The German meme is that they are the heroes of a morality play in which they are smarter, harder-working, self-sacrificing, and uniquely virtuous while the European periphery and even Latins of the core (the French) are lazy, profligate, and undisciplined. Draghi’s comments violate that meme.
“With its ‘Draghi politics’, the ECB is helping countries that are not reforming, he said.
‘Draghi is ridiculing the people in Europe who have taken burdens upon themselves to shore up the future of their countries by means of reforms,’ Michelbach added.
‘The ECB needs to change its policies so that they come back within the terms of the treaties.’”
It is the second sentence that epitomizes the emotional core of the German conservatives’ cri de Coeur responding to Draghi’s urging them to increase infrastructure spending. Note the hilariously over-the-top self-love and self-pity. I’ll begin with Michelbach’s “ridiculing” claim. Draghi has said and written nothing that comes remotely close to “ridiculing” Germans. He has consistently done the opposite.
Michelbach, however, is known for his zest in “ridiculing” the French and the people of the periphery and trying to create an alliance of EU nations with “AAA” credit ratings (“Bündnis der Triple-A-Staaten”) to stand against any effort by Spain and France, who he ridiculed as the “problem children” of Europe (Sorgenkinder),to oppose austerity and Germany’s demand for the suppression of workers’ wages. Michelbach is infamous for these comments in the periphery – and a cult hero among German conservatives for the same comments. German conservatives have adopted the English practice that Americans most despise – they do not simply insist on imperial rule – they demand that they be loved and praised for their rule over the benighted natives. In sum, Michelbach’s “ridiculing” claim is a hypocritical lie.
Second, German austerity represents a senseless “burden” that attacks rather than “shore[s] up the future.” In particular, by deliberately underinvesting in infrastructure Germany harms the economy of Germany and the entire Eurozone today and “the future” of the German economy. Similarly, the conservatives’ war on workers’ wages harms today’s eurozone economy and German workers. It is a very good policy for increasing the wealth and power of Germany’s elites. It is a policy that also harms the future of German and eurozone workers and the German and eurozone economies. Michelbach is an enemy of real reforms – the essential regulatory reforms to end the international financial regulatory “race to the bottom that allowed the bank frauds and abuses that drove the global financial crisis and the Great Recession. He is one of the eurozone’s leading opponents of creating effective financial regulation.

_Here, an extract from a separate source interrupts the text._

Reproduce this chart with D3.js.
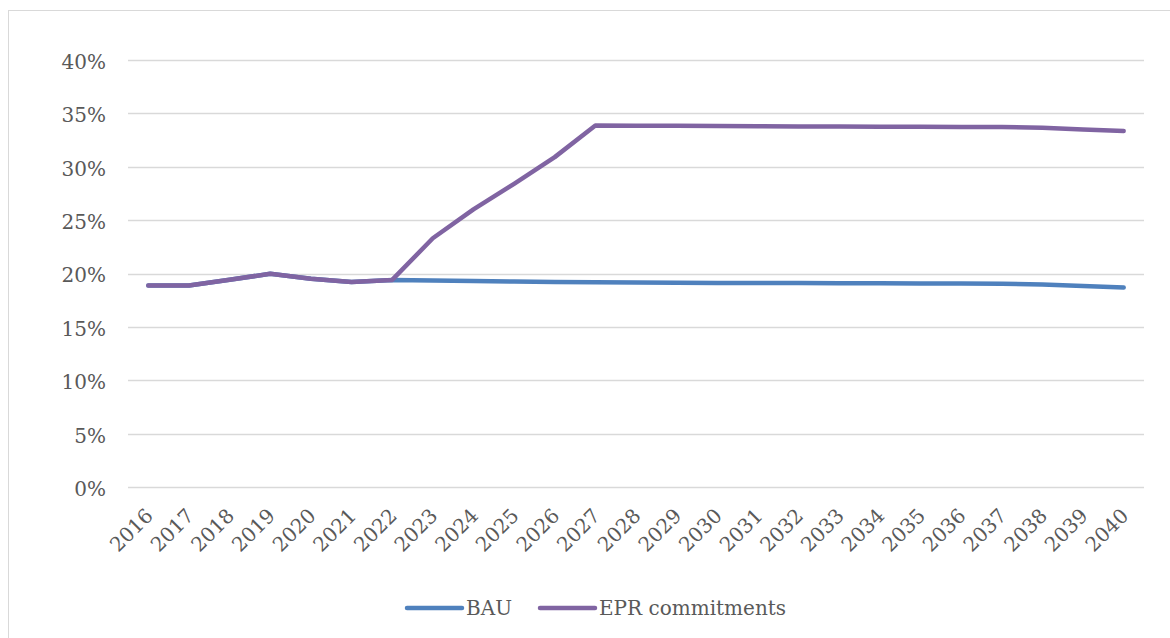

To Michelbach, Draghi’s unforgivable sin was succeeding in ending the bond vigilantes’ reign of terror against sovereign debt issued by eurozone nations. Michelbach has openly admitted that he welcomed these attacks because they gave Germany sufficient leverage to extort the periphery to adopt German conservative’s twin policies of austerity and wage suppression.
“The planned purchases of government bonds by the European Central Bank “are a continued violation of ECB rules” and hinder the euro region’s recovery because they take pressure off governments to change their policies….[quoting Michelbach]”
Germany conservatives want more austerity and the return of their allies, the bond vigilantes.